Our proposed CqSL model achieves 85% accuracy, significantly outperforming other baselines. We incrementally add each component, aiming to study their effectiveness on the final results: (model I: only a GAN architecture (Figure 3c); model II: GAN + reconstruction (Figure 3c,d); model III: GAN + reconstruction + disentangled block (Figure 3a–d).

In light of consistency, all four implemented CqSL variants are evaluated and compared to the baselines, but as shown in Table 1, Table 2 and Table 3, the first variant (${}^1$CqS) performs best and hence it is deemed as the most suitable and recommended CqSL framework.

The experimental results reported in this manuscript show that the proposed CqSL framework outperforms semi-supervised learning with GANs [56] as well as fully supervised-type models when using as little as even 1% labeled data and display similar performance and comparable accuracy when employing more than 50% labeled data. Unlike these, we use adversarial-Geman–McClure (adv-GM) loss to force mask generation to be spatially aligned with the image. Furthermore, we discover that the semi-supervised segmentation approach of Hung et al. [18] obtains results slightly inferior to ours. Hung et al. reported that their adversarial model achieved a 80.63% accuracy when trained on 20% labeled data using the ACDC dataset, whereas our model achieved a 81.44% accuracy under similar training conditions.

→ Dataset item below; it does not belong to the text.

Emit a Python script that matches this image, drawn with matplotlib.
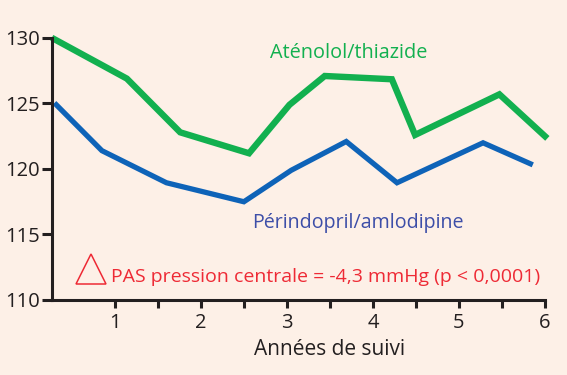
import matplotlib.pyplot as plt
from matplotlib.ticker import FixedLocator

# Pression artérielle systolique (mmHg)
annees_aten = [0.30, 1.14, 1.76, 2.56, 3.03, 3.44, 4.22, 4.49, 5.47, 6.00]
pas_aten = [129.9, 126.9, 122.8, 121.2, 124.9, 127.1, 126.85, 122.6, 125.7, 122.5]

annees_peri = [0.32, 0.85, 1.60, 2.50, 3.05, 3.69, 4.28, 5.28, 5.83]
pas_peri = [124.9, 121.4, 118.95, 117.5, 119.9, 122.1, 118.95, 122.0, 120.4]

yticks = [110, 115, 120, 125, 130]
xticks = [1, 2, 3, 4, 5, 6]

fond = '#fdf0e7'
vert = '#12b04f'
bleu = '#0e63b8'
bleu_txt = '#3d4ea8'
rouge = '#ee2a35'
noir = '#231f20'

plt.rcParams['font.family'] = ['Open Sans', 'DejaVu Sans']

fig = plt.figure(figsize=(5.67, 3.75), dpi=100, facecolor=fond)
ax = fig.add_axes([52 / 567, 0.2, 493 / 567, 262 / 375])
ax.set_facecolor(fond)

ax.plot(annees_aten, pas_aten, color=vert, lw=4.6, clip_on=False, solid_joinstyle='miter')
ax.plot(annees_peri, pas_peri, color=bleu, lw=3.8, clip_on=False, solid_joinstyle='miter')

ax.set_xlim(0.27, 6)
ax.set_ylim(110, 130)

for s in ['top', 'right']:
    ax.spines[s].set_visible(False)
for s in ['left', 'bottom']:
    ax.spines[s].set_linewidth(2.2)
    ax.spines[s].set_color(noir)

ax.set_yticks(yticks)
ax.xaxis.set_major_locator(FixedLocator(xticks))
ax.xaxis.set_minor_locator(FixedLocator([1.5, 2.5, 3.5, 4.5, 5.5]))
ax.tick_params(axis='y', length=7, width=2.2, color=noir, labelsize=14.5, pad=2, labelcolor=noir)
ax.tick_params(axis='x', which='both', length=6, width=2.2, color=noir, labelsize=14.5, pad=3, labelcolor=noir)

ax.set_xlabel('Années de suivi', fontsize=15, color=noir)
ax.xaxis.set_label_coords((330 - 52) / 493, -0.15)
ax.xaxis.label.set_va('top')

ax.text(3.72, 128.47, 'Aténolol/thiazide', color=vert, fontsize=14.3, ha='center', va='baseline')
ax.text(3.83, 115.5, 'Périndopril/amlodipine', color=bleu_txt, fontsize=14.1, ha='center', va='baseline')
ax.plot([0.727], [112.4], marker='^', ms=21, mfc='none', mec=rouge, mew=1.1, clip_on=False)
ax.text(0.956, 111.37, 'PAS pression centrale = -4,3 mmHg (p < 0,0001)', color=rouge,
        fontsize=14, ha='left', va='baseline')

plt.savefig('out.png', dpi=100, facecolor=fond)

Hence, the proposed method is the first to achieve significant performance for 4D cine cardiac MRI image segmentation with very minimal annotated data, specifically 1% of the training dataset. This is a key feature of the proposed work and hence a significant contribution to the medical (cardiac, in particular) image segmentation, as access to large amounts of expert-annotated ground truth imaging data is expensive in the medical field. Nevertheless, here we demonstrate that CqSL can still yield segmentation accuracy superior to other semi-supervised methods while requiring minimal annotated data for training.